From Wikipedia “Unix is a family of multitasking, multiuser computer operating systems that derive from the original AT&T Unix, development starting in the 1970s at the Bell Labs research center by Ken Thompson, Dennis Ritchie, and others.”
But what does this all mean, well in the late 1960’s development was underway on Multics (Multiplexed Information and Computing Service) an operating system with many new and novel ideas. One of these ideas was time-sharing, the ability to share computer resources amongst many users at the same time. Bell Labs, MIT, and General Electric were all involved in the project but Bell Labs dissatisfied with the progress of the project started withdrawing from it. This left just a few researchers from Bell Labs working on Multics one of them being Ken Thompson.

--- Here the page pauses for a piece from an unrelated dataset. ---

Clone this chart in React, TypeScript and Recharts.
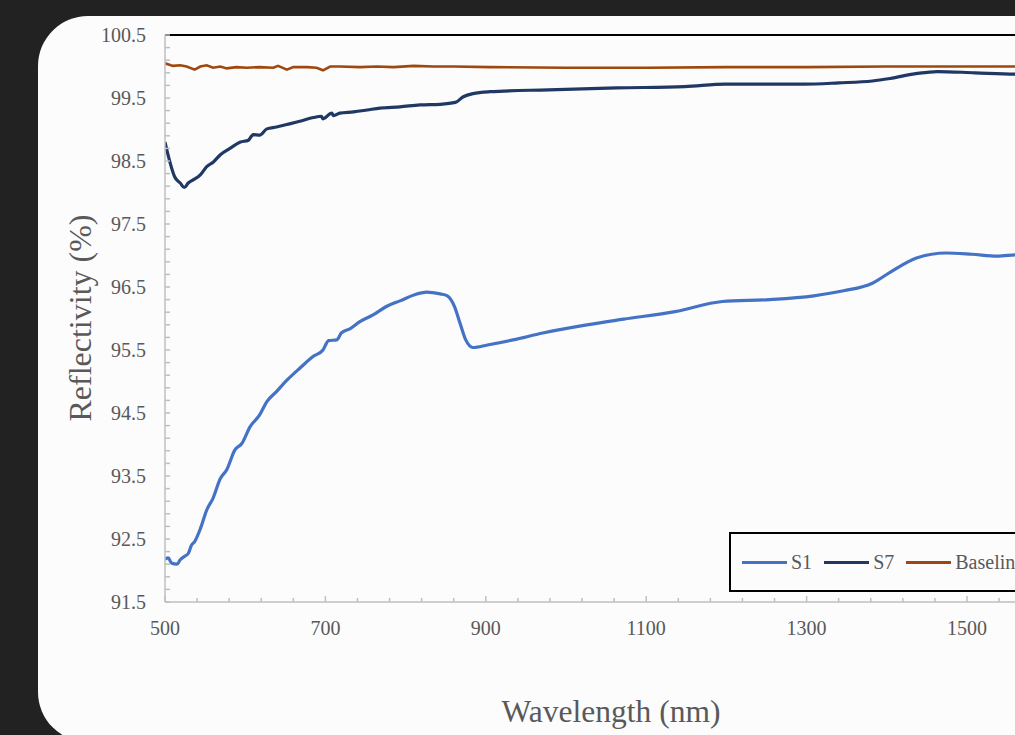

With Bell Labs withdrawing from Multics he decided to write his own operating system (OS) with some of the ideas from the Multics project. While he still had access to Multics he wrote various things for his OS including a game called Space Travel. But writing Space Travel made him realize that he needed a better computer for his purposes and he found a little-used Digital Equipment Corporation PDP-7 at Bell Labs.
At this point there was a team of researchers working on Unix led by Ken Thompson and Dennis Ritchie and they implemented various features on Unix based on the improvements from Multics but simplified. It was around this time that Thompson created the B programming language and the first version of the name was thought up, Uniplexed Information and Computing Service (Unics). A few different departments of Bell Labs were interested in the OS but they wanted to run it on a larger computer and another department wanted to do text processing on it so the team added text processing features to the OS and received funding to get a PDP-11/20. It was also around then that the OS was officially named Unix. Most programs in Unix were at the time written in a programming language called Assembly, the problem with Assembly was that it was very low level meaning that the code was complex and hard for a human to process, but this problem gets solved later.
The system was getting more and more complex and the need for some sort of guide or manual to the OS grew, so one was made and dubbed the ‘UNIX Programmer’s Manual’. Each command or program in the system was documented in a ‘man page’ a format that to this day is widely used on Linux to document commands/programs. Each man page offered a terse reference of information about the usage of the program as well as listing known bugs and giving contact details for the maintainer/maker of the command/program so further questions could be asked and the answers could be delivered and added to the man page.
Cut to 1973, Unix is getting very popular at Bell Labs but the aforementioned problem of the whole OS being written in Assembly is still there, it was the widely accepted opinion at the time that due to an OS being so complex it had to be written in a low-level language like Assembly. The aforementioned B programming language isn’t the ideal contender as it is slow and not very powerful, but in the meantime Ritchie had been working on and improving B which resulted in the successor C which was faster and more powerful. The decision was made to port Unix to C.
Up until this point the use and distribution of Unix had been entirely internal to Bell Labs but this was to change. At the 1973 Symposium on Operating System Principles Unix was presented formally to the outside world. This led to requests for the system and from then on the fate of the system was sealed.
Where is it now?
In the modern day Unix is split into a few different versions, Unix has been mostly taken over in popularity by Linux, more on that later and there are the BSDs: FreeBSD, NetBSD, and OpenBSD. Each of these BSDs have their own strengths and weaknesses but by far the most popular Unix derivative is an operating system you might’ve heard of, MacOS. Apart from MacOS Unix derivative systems have a negligible market share.